== SOURCE EXCERPT ==
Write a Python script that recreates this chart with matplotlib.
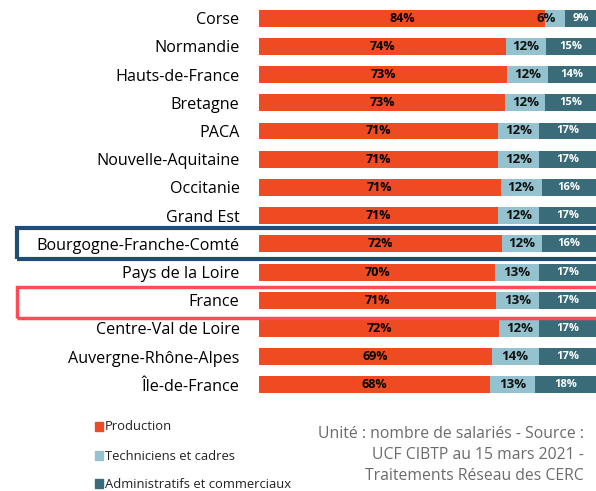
import matplotlib
matplotlib.use("Agg")
import matplotlib.pyplot as plt
import numpy as np
from matplotlib.patches import Rectangle

plt.rcParams['font.family'] = ['Open Sans', 'DejaVu Sans']

regions = ["Corse", "Normandie", "Hauts-de-France", "Bretagne", "PACA",
           "Nouvelle-Aquitaine", "Occitanie", "Grand Est",
           "Bourgogne-Franche-Comté", "Pays de la Loire", "France",
           "Centre-Val de Loire", "Auvergne-Rhône-Alpes", "Île-de-France"]
production = [84, 74, 73, 73, 71, 71, 71, 71, 72, 70, 71, 72, 69, 68]
techniciens = [6, 12, 12, 12, 12, 12, 12, 12, 12, 13, 13, 12, 14, 13]
administratifs = [9, 15, 14, 15, 17, 17, 16, 17, 16, 17, 17, 17, 17, 18]

c_prod = "#EE4B22"
c_tech = "#94C2CE"
c_admin = "#396B78"

W, H = 596, 491
fig = plt.figure(figsize=(W / 100, H / 100), dpi=100)
ax = fig.add_axes([259 / W, 1 - 399 / H, 337 / W, 395 / H])

p = np.array(production, float)
t = np.array(techniciens, float)
a = np.array(administratifs, float)
tot = p + t + a
pw, tw, aw = p / tot * 100, t / tot * 100, a / tot * 100
y = np.arange(len(regions))

ax.barh(y, pw, height=0.6, color=c_prod)
ax.barh(y, tw, left=pw, height=0.6, color=c_tech)
ax.barh(y, aw, left=pw + tw, height=0.6, color=c_admin)

for i in range(len(regions)):
    ax.text(pw[i] / 2, y[i], f"{production[i]}%", ha="center", va="center",
            fontsize=9, fontweight="bold", color="black")
    tx = pw[i] + tw[i] / 2
    if techniciens[i] < 10:
        tx = pw[i] + 0.3
    ax.text(tx, y[i], f"{techniciens[i]}%", ha="center", va="center",
            fontsize=9.5, fontweight="bold", color="#111111")
    ax.text(pw[i] + tw[i] + aw[i] / 2, y[i], f"{administratifs[i]}%",
            ha="center", va="center", fontsize=8, fontweight="bold",
            color="white")

ax.set_xlim(0, 100)
ax.set_ylim(len(regions) - 0.5, -0.5)
ax.set_yticks(y)
ax.set_yticklabels(regions, fontsize=11.6)
ax.tick_params(axis="y", length=0, pad=14)
ax.set_xticks([])
for s in ax.spines.values():
    s.set_visible(False)

# highlight boxes
fig.patches.append(Rectangle((17 / W, 1 - 259 / H), 590 / W, 31 / H,
                             transform=fig.transFigure, fill=False,
                             edgecolor="#1F4D78", linewidth=3))
fig.patches.append(Rectangle((17 / W, 1 - 318 / H), 590 / W, 31 / H,
                             transform=fig.transFigure, fill=False,
                             edgecolor="#FF4C55", linewidth=2.5))

# legend
leg = [("Production", c_prod, 427), ("Techniciens et cadres", c_tech, 456),
       ("Administratifs et commerciaux", c_admin, 484)]
for lab, col, yy in leg:
    fig.patches.append(Rectangle((95 / W, 1 - (yy + 4) / H), 8 / W, 9 / H,
                                 transform=fig.transFigure, color=col))
    fig.text(105 / W, 1 - yy / H, lab, fontsize=9.4, va="center", ha="left",
             color="#222222")

fig.text(584 / W, 1 - 455 / H,
         "Unité : nombre de salariés - Source :\nUCF CIBTP au 15 mars 2021 -\nTraitements Réseau des CERC",
         ha="right", va="center", fontsize=11.3, color="#6b6b6b",
         linespacing=1.45)

fig.savefig("out.png", dpi=100)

== WHAT IS NEEDED ==
Quote, exactly and only, the lines from the first line of the data above through the line containing "plt.rcParams['font.family'] = ['Open". The pictures do not belong in it.

== IN RESPONSE ==
Write a Python script that recreates this chart with matplotlib.
import matplotlib
matplotlib.use("Agg")
import matplotlib.pyplot as plt
import numpy as np
from matplotlib.patches import Rectangle

plt.rcParams['font.family'] = ['Open Sans', 'DejaVu Sans']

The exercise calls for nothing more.